Chennai, June 1 (IANS) Filmmaker M. Manikandan says directing the forthcoming Tamil children’s drama “Kaaka Muttai” was extremely challenging, but the experience of working with children has made him a better director and father.
“Working with children was very challenging. More than working, it is the process of making them act that’s tough. I like scenes in my movie to be very realistic but it was a struggle to make them perform. By the end of the first week, I almost gave up on the project,” Manikandan told IANS.
But he soon realised the struggle was worth it.
“If you can work with children and succeed in the process, then working with any actor becomes easy. This experience not only made me a better director but also made me be a better father to my son,” he said.
The film, about two slum children’s desire to taste a pizza, is releasing in cinemas on Friday. It was an international festival circuit favourite and had its world premiere at Toronto International Film Festival and subsequently got screened at film galas in Rome and Dubai.
Manikandan believes the film’s release will change the perspective audiences have about festival films.
“The general perception about movies that go to various film festivals is not very encouraging. People believe such films are not eligible for theatrical viewing. I’m very confident that my film will change that perception,” he said.
It was Manikandan’s son’s longing for pizza that inspired him to make this film.
“What got me thinking was why children craved for pizza, but not for fruits or even sweets. I wondered how children from low income background could afford something as expensive. What if kids in the slum who work for daily wages wanted to taste a pizza? What would they do to satisfy their urge? This inspired me to write this story,” he added.
National Award winning filmmaker Vetrimaaran agreed to produce the film after being impressed with what he heard.
“He had watched my short film ‘Wind’ and wanted to work with me. I narrated a few lines of ‘Kaaka Muttai’, and he immediately agreed to produce it. A month later, we approached Dhanush for financial support. He took a day to listen to the story, read the script and finally agreed to be part of the project,” he said.
As soon as the shoot was completed, Fox Star Studios came on board and agreed to market and present the film. “When Dhanush and Fox came on board, the film had become bigger and it got us lot of attention. It helped us to market the film quite well,” he added.

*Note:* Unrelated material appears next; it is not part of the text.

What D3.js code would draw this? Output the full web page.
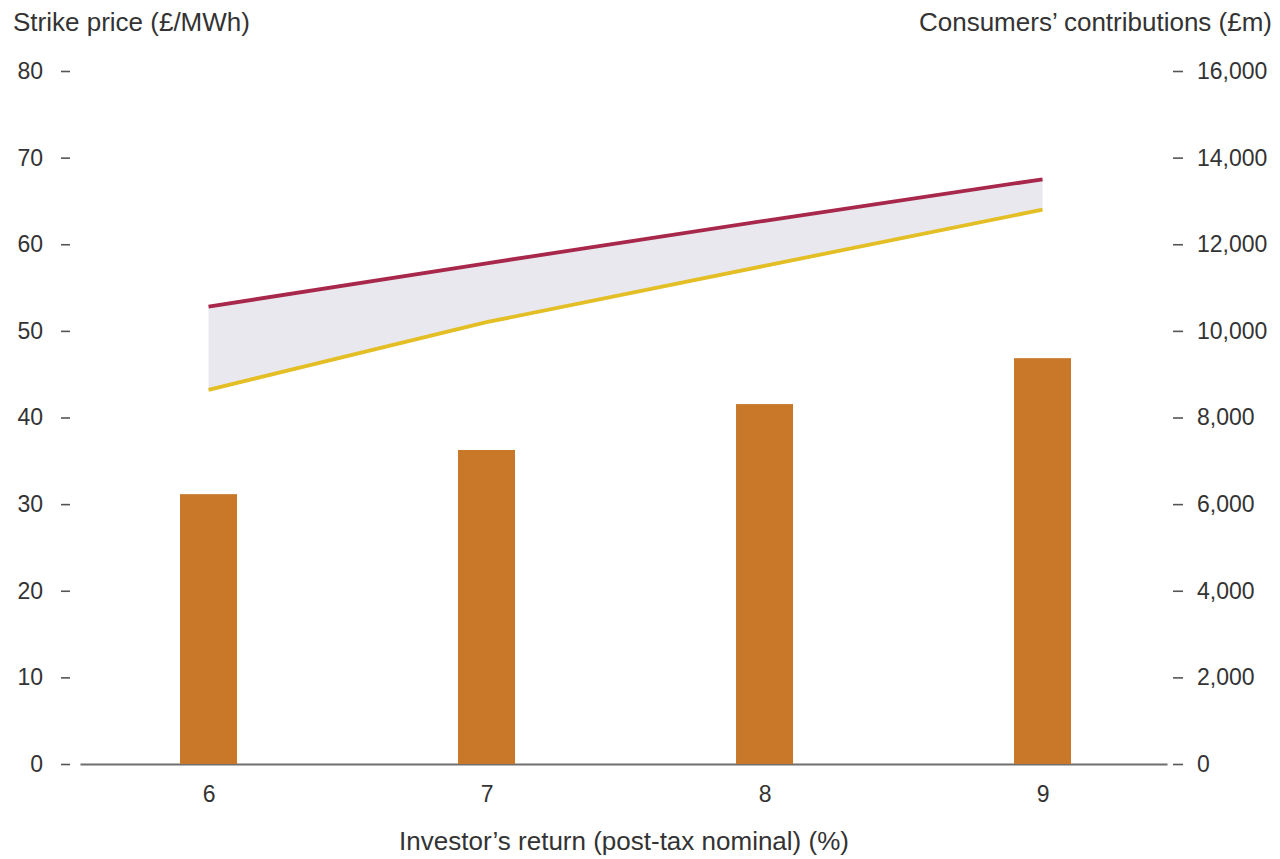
<!DOCTYPE html>
<html>
<head>
<meta charset="utf-8">
<script src="https://cdn.jsdelivr.net/npm/d3@7"></script>
<style>
  html, body { margin: 0; padding: 0; background: #fff; }
  svg { display: block; font-family: "Liberation Sans", Arial, sans-serif; }
  .tick text { fill: #333; font-size: 23px; }
</style>
</head>
<body>
<svg id="chart" width="1280" height="859"></svg>
<script>
// Investor's return (post-tax nominal), %
const returns = [6, 7, 8, 9];
// Strike price range, £/MWh
const strikeHigh = [52.8, 57.8, 62.7, 67.5];
const strikeLow = [43.2, 51.0, 57.5, 64.0];
// Consumers' contributions, £m
const contributions = [6230, 7250, 8310, 9370];
// Axis ticks
const leftTicks = [0, 10, 20, 30, 40, 50, 60, 70, 80];
const rightTicks = [0, 2000, 4000, 6000, 8000, 10000, 12000, 14000, 16000];

const svg = d3.select("#chart");

const x = d3.scalePoint().domain(returns).range([80, 1167]).padding(0.455).align(0.508);
const yL = d3.scaleLinear().domain([0, 80]).range([764, 71]);
const yR = d3.scaleLinear().domain([0, 16000]).range([764, 71]);

// Axis titles
svg.append("text").attr("x", 13).attr("y", 31)
  .attr("font-size", 26).attr("fill", "#333")
  .text("Strike price (£/MWh)");
svg.append("text").attr("x", 1272).attr("y", 31)
  .attr("text-anchor", "end")
  .attr("font-size", 26).attr("fill", "#333")
  .text("Consumers’ contributions (£m)");

// Left axis
const gL = svg.append("g").attr("transform", "translate(70,0)")
  .call(d3.axisLeft(yL).tickValues(leftTicks).tickSize(9).tickPadding(18));
gL.select(".domain").remove();
gL.selectAll(".tick line").attr("stroke", "#555").attr("stroke-width", 1.6);

// Right axis
const gR = svg.append("g").attr("transform", "translate(1173,0)")
  .call(d3.axisRight(yR).tickValues(rightTicks).tickSize(10).tickPadding(14)
    .tickFormat(d3.format(",")));
gR.select(".domain").remove();
gR.selectAll(".tick line").attr("stroke", "#555").attr("stroke-width", 1.6);

// Bottom axis
const gB = svg.append("g").attr("transform", "translate(0,764)")
  .call(d3.axisBottom(x).tickSize(0).tickPadding(22));
gB.select(".domain").attr("stroke", "#6f6f6f").attr("stroke-width", 2.2);

svg.append("text").attr("x", 624).attr("y", 850)
  .attr("text-anchor", "middle").attr("font-size", 26).attr("fill", "#333")
  .text("Investor’s return (post-tax nominal) (%)");

// Strike price band
const band = returns.map((r, i) => ({ r, hi: strikeHigh[i], lo: strikeLow[i] }));
svg.append("path").datum(band)
  .attr("fill", "#e8e8ee")
  .attr("d", d3.area().x(d => x(d.r)).y0(d => yL(d.lo)).y1(d => yL(d.hi)));
svg.append("path").datum(band)
  .attr("fill", "none").attr("stroke", "#a8284c").attr("stroke-width", 3.8)
  .attr("d", d3.line().x(d => x(d.r)).y(d => yL(d.hi)));
svg.append("path").datum(band)
  .attr("fill", "none").attr("stroke", "#e3be24").attr("stroke-width", 3.8)
  .attr("d", d3.line().x(d => x(d.r)).y(d => yL(d.lo)));

// Contribution bars
const barW = 57;
svg.append("g").selectAll("rect").data(returns).join("rect")
  .attr("x", d => x(d) - barW / 2)
  .attr("width", barW)
  .attr("y", (d, i) => yR(contributions[i]))
  .attr("height", (d, i) => yR(0) - yR(contributions[i]))
  .attr("fill", "#c87828");
</script>
</body>
</html>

Right from the beginning, the team had plans to send their film to festivals across the globe.
“We were prepared to send our film to several festivals, despite knowing it will delay our theatrical release. Even for the world premiere, we had to wait for four months. We had also planned for release in cinemas a couple of months before the National Awards, but we eventually decided to wait and it paid off,” he said.
“Kaaka Muttai” won two National Awards for Best Children’s Film and Best Child Actors for Ramesh and Vignesh, who had also bagged awards for the performance at Indian Film Festival of Los Angeles.
By taking it to international festivals, particularly after its premiere in Toronto, the film has already made Rs.60 lakh through sale of its rights in Japan, Australia and New Zealand.
If that’s the case, why do most Tamil cinema producers don’t even think of sending their films to festivals?
“Most of our films are made from money borrowed from financiers. The interest on such loans is very high. If a producer has to wait for ten months for a film’s release, imagine the amount he’ll be paying as interest. Nobody can afford wasting so much money,” he added.
The film also features Aishwarya Rajesh in an important role, while actor Simbu has played a cameo.